Don’t get me wrong: Family always has to come first, and I don’t regret spending more time with my little ones. However, this is something that can spiral if I let it. How, you may ask? Let me look over the past year and fill you in.
I started in January jumping onto another writing program, called 85k90, in which one writes an 85,000 word book in 90 days as part of a year-long effort to produce and publish a novel. I took the salvageable scraps from last years NaNo draft and began anew, eager to have something finished and worth publishing by year’s end. I ran into the same struggles there as those which led to my losing last year’s NaNo (listed in my first blog post), and the alarm bells rang when I could only cook up 66,000 words by the end of March. This effort, as befits a first draft, were not publishable, or even close for that matter. When it came time to begin editing and fixing it into something more manageable, I had no idea what to do or how to get there. Pressure mounted — this time, the wrong kind — as I watched days stack onto days of writing that wasn’t getting done. I thought I might be able to salvage it over the summer, when I had lots of time to work on it. But I still wasn’t any closer to fixing my WIP than I had been in the spring, and I felt the weight bearing down on me like a boulder rolling my way. Finally, in August, I made the call (correctly) to shelve that project and move on to something new. This would give me something new to be excited about, and make me hate my writing a lot less for a time. Then NaNo came around again, and I had that deadline to work against once again. This time, I was far more prepared to get right what I got wrong before.

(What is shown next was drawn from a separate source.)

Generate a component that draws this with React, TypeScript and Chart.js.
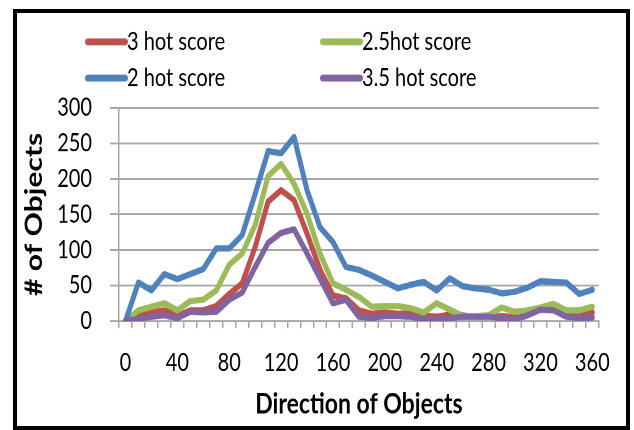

So now that I’ve learned from the mistakes I’ve made the first time around with NaNo. How do I continue growing amidst all these reasons NOT to write?
For one, I need to set my own deadlines. I will have until ‘x’ date to finish this draft (Perhaps by New Year’s Day). I’ll need to do the same when it comes time to edit, and again for any rewrites that need to take place.
For another, I have a huge number of interests that can easily direct my attention away from my work: shows and sports I follow, video games, books I want to read, social media to catch up on. There’s nothing wrong with these pursuits, although my TBR list is easily as long as my TBP (To Be Played) list on my Xbox. And while it’s necessary as an author to be present on Twitter and the like, it can be easy to fall down the rabbit hole and lose loads of time I need to get my work done. I can always strive to find more balance between my work and my play, but too much of one or the other won’t get me out of the hole. Too much work and I get burned out; too much play and I lose my mojo to write altogether. I encourage you all to find this balance as well. As always, your mileage may vary, and your limits will not be the same as mine.
Writing is a journey, not a destination. The more mistakes I make, the more I end up learning along the way.